The most obvious strategy is to make it a habit, but that’s easier said than done. Behaviour scientist BJ Fogg says that there are three key factors in making behavioral change – ability, motivation, and a trigger. If you don’t have the ability, you’ll fail – you can fix that by reading to your linguistic level. Don’t start with Shakespeare is all I’m saying.

The next time you’re in a bookshop wrestling with yourself to avoid the ‘new releases’ section, consider that your ‘trigger’. Once all that’s sorted, you can start taking action, and Fogg says that the best approach is to take tiny steps and work up, like brushing your teeth and flossing one tooth. When it comes to reading, the parallel application of this theory would be to start by reading one page a day.

And if this method works for you, then great. If you want to calculate the precise number of words you can read in an hour and calculus the heck out of it to read 1000 books before you kick the bucket, then you do you.

But the Tim Urban approach of doing crazy math doesn’t work for everyone – sometimes, ambition gets the best of us and if we get busy and break the chain, it can be demotivating enough to give up altogether.
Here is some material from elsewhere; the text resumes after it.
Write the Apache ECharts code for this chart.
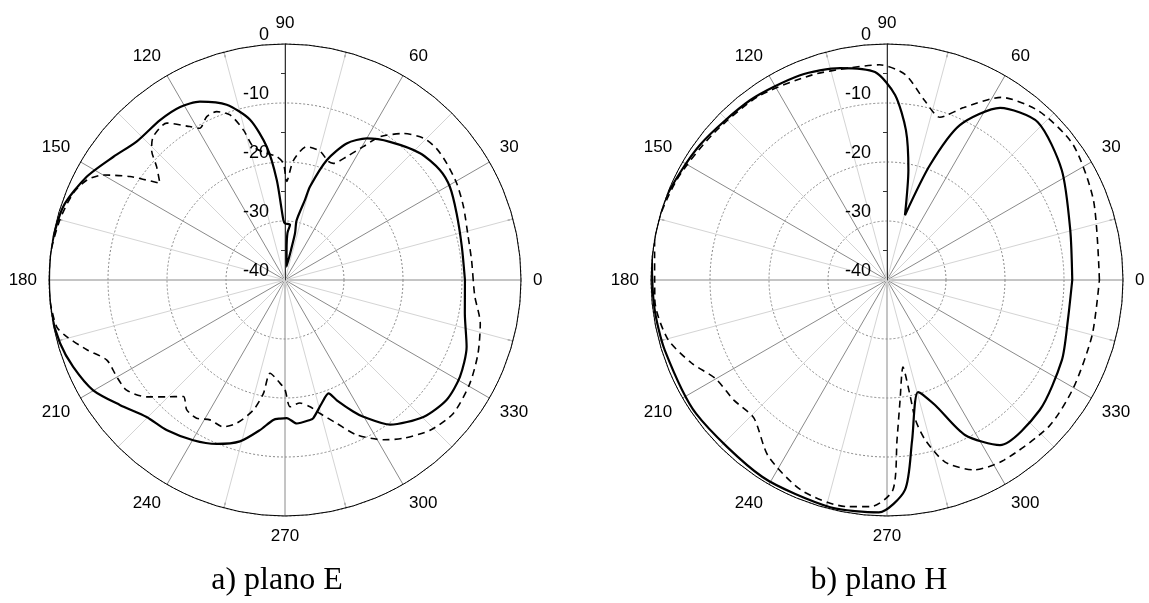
<!DOCTYPE html>
<html><head><meta charset="utf-8">
<script src="https://cdn.jsdelivr.net/npm/echarts@6/dist/echarts.min.js"></script>
<style>html,body{margin:0;padding:0;background:#fff}#c{width:1149px;height:603px}</style>
</head><body><div id="c"></div>
<script>
// angle (deg), level (dB)
const radiusTicks = [-40, -30, -20, -10, 0];
const angleTickStep = 30;
const captions = ['a) plano E', 'b) plano H'];

const eSolid = [[0,-9.5],[10.7,-9.5],[21.2,-8.8],[29.5,-7.9],[35.4,-7.8],[43.2,-8.6],[52.8,-10.6],[60,-12.3],[65.7,-14.6],[70.8,-18.5],[75,-23.6],[76,-26],[79,-29.7],[77.9,-31.9],[78.7,-34.8],[83,-37.7],[87,-34.9],[87,-32],[84.8,-30.6],[90,-30.4],[91.6,-29.8],[94.7,-23],[97.8,-17.2],[102.3,-12.2],[108.4,-8.7],[115.5,-6.5],[121.2,-5.7],[128,-5.6],[137,-5.6],[144.3,-4.2],[152.5,-2.1],[161.7,-0.4],[171.9,0],[180,0],[188.1,0],[195.7,-0.4],[202.3,-1.2],[209.9,-2.5],[217.1,-4.9],[224.7,-7],[231.7,-7.6],[240.2,-8.7],[247.4,-9.9],[254.4,-11.6],[260.5,-14.2],[265.2,-16.2],[268,-16.5],[270.7,-16.6],[274.7,-15.6],[280.1,-15.9],[281.6,-16.1],[286.6,-18.2],[291,-19.4],[293.3,-17.8],[297.4,-14.9],[299.8,-13.3],[306,-9.7],[315.3,-7],[323.4,-5.9],[331,-6.1],[339.8,-7.2],[349.5,-9],[360,-9.5]];

const eDashed = [[0,-8.1],[6.1,-8.2],[13.3,-8.1],[22.3,-7.3],[29.4,-6.6],[35.8,-6.2],[41,-6.0],[45.7,-6.4],[51.1,-8.1],[56.5,-10.9],[59.6,-13.8],[63.4,-16.6],[67.5,-18.6],[70,-18.6],[74.7,-17.4],[80.8,-17.1],[86,-19.7],[89,-23.3],[90.8,-20.2],[93.9,-19],[98.2,-18.3],[103.4,-16.8],[105.5,-13.6],[108.4,-10.5],[112.1,-9.2],[115.6,-9.3],[119.3,-10.5],[121.8,-9.4],[127,-6.7],[132.6,-7.0],[135.7,-8.4],[138.6,-11],[142.3,-13.2],[146.3,-8.4],[150,-4.4],[153.2,-2.4],[157.7,-1.2],[165,-0.5],[173.5,0],[180,0],[184.9,0],[191.6,-0.5],[194.6,-1.8],[199.4,-4.4],[204.2,-6.9],[209.9,-7.1],[214.8,-7.3],[220.2,-9.3],[224.6,-11.8],[228.9,-13.8],[232.9,-12.4],[237.4,-12.2],[241.8,-13.1],[247.2,-13],[251.4,-14.4],[256.3,-17.3],[259.2,-20.4],[260.9,-24],[267.2,-22.5],[270,-21.4],[272.3,-18.5],[276.9,-19],[281.2,-18.1],[284.7,-16.6],[289.8,-14.2],[294.8,-11.1],[301.6,-8.2],[306.8,-6.5],[314,-4.6],[321.6,-3.6],[330.8,-4.1],[339.2,-5.0],[347.5,-6.1],[355,-7.7],[360,-8.1]];

const hSolid = [[0,-8.6],[15.3,-7.8],[32.2,-5],[46.3,-3],[56.7,-5.1],[64.8,-11],[69.5,-19.2],[74.5,-28.6],[79,-21],[82.8,-14.4],[87.5,-8.6],[93.3,-4.7],[102.5,-3.2],[113,-2.3],[127.3,-1.7],[144.2,-0.9],[160,0],[175,0],[187,-0.3],[197.5,-0.5],[215,-0.5],[237.6,-0.5],[256,-0.3],[268,-0.6],[274.9,-4.3],[278.9,-12.5],[285.5,-20.3],[291,-17.3],[296.7,-10.6],[304.4,-6.1],[319.6,-6],[335.4,-7.4],[347.5,-8.6],[360,-8.6]];

const hDashed = [[0,-4],[21,-2.5],[36,-1],[48,-1.5],[58,-3.5],[66,-8],[72,-11],[78,-9],[85,-5],[92,-3.5],[100,-3.5],[110,-3],[125,-2],[140,-1.5],[155,-0.5],[170,0],[185,-0.5],[195,-1.5],[203,-4],[210,-6.5],[218,-7],[226,-7.5],[236,-4],[248,-1.5],[260,-1],[266,-1.5],[271.6,-4.4],[273.6,-12.9],[276.2,-19.5],[280.4,-25],[281.3,-20],[281.5,-15.8],[283.4,-12.2],[287.7,-7.6],[294.6,-4.6],[303,-3.6],[318,-3],[330,-3.5],[345,-4],[360,-4]];

const centers = [[285, 280], [887, 280]];
const R = 236;
const font = 'Liberation Sans, Arial, sans-serif';

const chart = echarts.init(document.getElementById('c'), null, {renderer: 'canvas'});
const polar = centers.map(c => ({center: c, radius: R}));
const angleAxis = centers.map((c, i) => ({
  polarIndex: i, type: 'value', min: 90, max: 450, interval: angleTickStep,
  startAngle: 90, clockwise: false,
  axisLine: {show: true, lineStyle: {color: '#000', width: 1}},
  axisTick: {show: false, inside: true},
  minorTick: {show: true, splitNumber: 2, length: 6, lineStyle: {color: '#333', width: 1}},
  axisLabel: {formatter: v => (v >= 450 ? '' : String(v % 360)), fontSize: 17, color: '#000', margin: 12, fontFamily: font},
  splitLine: {show: true, lineStyle: {color: '#8a8a8a', width: 1}},
  minorSplitLine: {show: true, lineStyle: {color: '#d4d4d4', width: 1}}
}));
const radiusAxis = centers.map((c, i) => ({
  polarIndex: i, type: 'value', min: radiusTicks[0], max: radiusTicks[radiusTicks.length - 1], interval: 10,
  axisLine: {show: true, lineStyle: {color: '#333', width: 1}},
  axisTick: {show: false},
  minorTick: {show: true, splitNumber: 2, length: 4, lineStyle: {color: '#333'}},
  axisLabel: {fontSize: 18, color: '#000', fontFamily: font, margin: 16, verticalAlign: 'bottom'},
  splitLine: {show: true, lineStyle: {color: '#888', width: 1, type: [2, 2]}}
}));
const toData = arr => arr.map(p => [p[1], p[0]]);
const mk = (data, idx, dashed) => ({
  type: 'line', coordinateSystem: 'polar', polarIndex: idx, data: toData(data),
  showSymbol: false, symbol: 'none', clip: false, smooth: 0.25, animation: false,
  lineStyle: dashed ? {color: '#000', width: 1.6, type: [7, 5]} : {color: '#000', width: 2.2}
});
chart.setOption({
  animation: false,
  backgroundColor: '#fff',
  polar, angleAxis, radiusAxis,
  series: [mk(eSolid, 0, false), mk(eDashed, 0, true), mk(hSolid, 1, false), mk(hDashed, 1, true)],
  graphic: captions.map((t, i) => ({
    type: 'text', x: centers[i][0] - 8, y: 581,
    style: {text: t, font: '32px "Liberation Serif", "Times New Roman", serif', fill: '#000', textAlign: 'center', textVerticalAlign: 'middle'}
  }))
});
</script>
</body></html>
Not to mention the fact that every time I’ve tried the ‘one page per day’ approach, I’ve ended up reading the same thing eight times over because it makes it way more difficult to follow the narrative. In my humble opinion, it’s better to look at your diary, and find a few gaps in your week for a more extended intimate encounter with a novel.

The next tip is to stop pursuing books that don’t interest you. You might feel like the clout you’ll get for referencing classic literature is a priority, but I’m going to be straight-up with you: no one is going to pin a medal on your chest because you read War and Peace. Get over yourself. Just dig into a copy of Twilight like the heathen you are – you’ll have a lot more fun reading if you indulge in things that aren’t ‘high culture’.

If you’re really suffering through a text, don’t let that feeling of resignation become the thing your brain associates with reading – that’s a recipe for disaster. The best thing you can do is thank the book and Marie Kondo it out of your life. Swap with friends and family, go to a book swap event, or (if you’ve kept the receipt) take it back to the store you bought it from. Most of the time, if it’s been a short period of time and you haven’t crushed the book at the bottom of your back, the store will let you exchange it.

*reads 4 pages of A Tale Of Two Cities* me:

Read paperbacks not ebooks wherever possible, or you WILL drift off into cyberspace. Tablets and smartphones are way too distracting to be conducive to full immersion, with pop-up notifications constantly vying for your attention. Can you honestly say you’re not going to be tempted to check Instagram fifteen minutes in?

Admittedly, ebooks are more affordable and convenient, so if those are priorities, invest in an ereader that doesn’t have other apps or connect to WiFi, like the Kobo range.

And not to sound like a broken record here but use *clap* the *clap* library *clap*. The prescience of a return date looming might just be the pressure you need to power through, and there’s absolutely no commitment to whatever you borrow.

And finally, there’s finding the right environment. What you really need is a comfy, quiet space to always go to, because then you’ll rewire your brain into prioritising reading whenever you sit there.

Do NOT make that place your bed. I get that everyone loves reading before they fall asleep and you’re all warm and snuggly but all it achieves is having your brain turn on the snooze button the second you flick the page over. If you struggle to fall asleep and reading helps with that, try having a second book for bedtime that doesn’t require as much critical thinking – it’s better for your brain and your reading habit.